Otherwise, we find a spotty film without a whole lot of narrative thrust. Crooked mostly offers a romp that focuses on the antics of the inmates, so even though the prison break theme shadows the movie, it doesn’t become the main emphasis.

It doesn’t help that Crooked takes a dark turn in its last act that doesn’t fit the rest of the film. It feels cynical just for its own sake, and the finale threatens to spoil whatever fun we found in the prior 100 minutes or so.

Crooked’s cast gives the flick enough juice to keep the viewer engaged. Nonetheless, given all the talent involved, it becomes a moderate disappointment.
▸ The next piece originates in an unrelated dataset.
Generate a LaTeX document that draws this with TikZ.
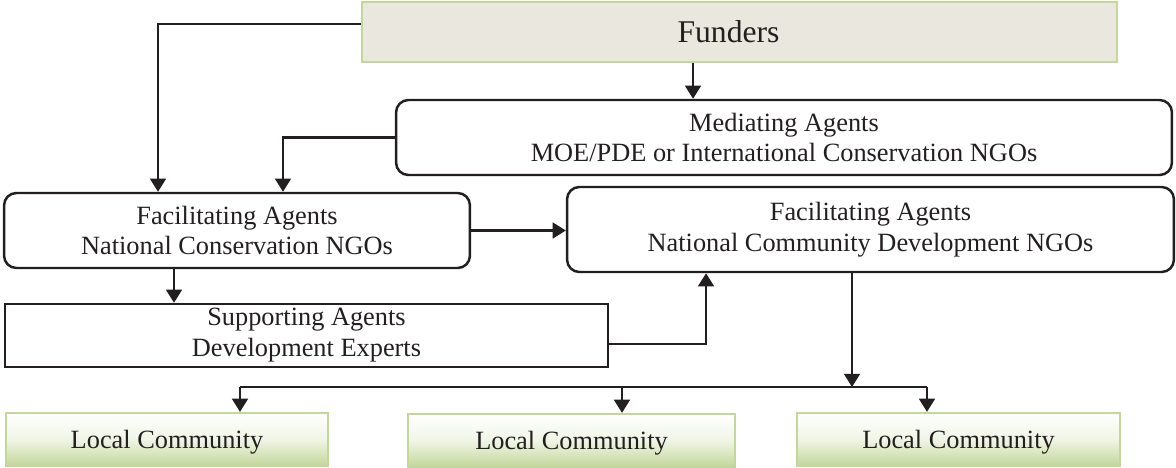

The Disc Grades: Picture B+/ Audio B-/ Bonus C-

There Was A Crooked Man… appears in an aspect ratio of approximately 2.35:1 on this Blu-ray Disc. Across the board, the transfer looked good.

No substantial issues with sharpness emerged. A few wider elements showed some minor softness, but those instances stayed minor.

No signs of jagged edges or shimmering materialized, and no edge enhancement was apparent. Source flaws remained absent, as I noticed no specks, marks or debris.

As befit the Western setting, colors looked low-key. They were always as full as the cinematography demanded, though, and they appeared solid. The occasional brighter hues seemed vivid and rich within the normally arid confines.

Blacks were dark and full, while shadows usually came across well. This was a consistently strong image.

As for the DTS-HD MA monaural soundtrack of Crooked, it was perfectly positive for its era. Speech sounded intelligible and clear, without significant edginess.

The movie offered a pop-oriented score, and these elements came across reasonably well. While the music lacked great range, it seemed clear enough and boasted a bit of low-end.

The effects represented the source elements in a competent manner. These elements offered reasonable accuracy with passable great punch. All of this was good enough for a “B-“.

In addition to the film’s trailer, we find a vintage featurette called “On Location”. It fills 10 minutes, 25 seconds and brings us comments from actor Michael Blodgett along with narration.

“Location” offers a general look at the shoot, with an emphasis on Blodgett’s work. Clearly those involved hoped to promote Blodgett and the Next Big Thing, which didn’t happen. Still, “Location” offers enough behind the scenes footage to merit a look.

With plenty of talent behind and in front of the camera, There Was A Crooked Man… should impress. However, outside of occasional moments of excellence, the movie seems surprisingly mediocre much of the time. The Blu-ray brings good picture and audio but it lacks many bonus features. Crooked keeps us mildly entertained and that’s about it.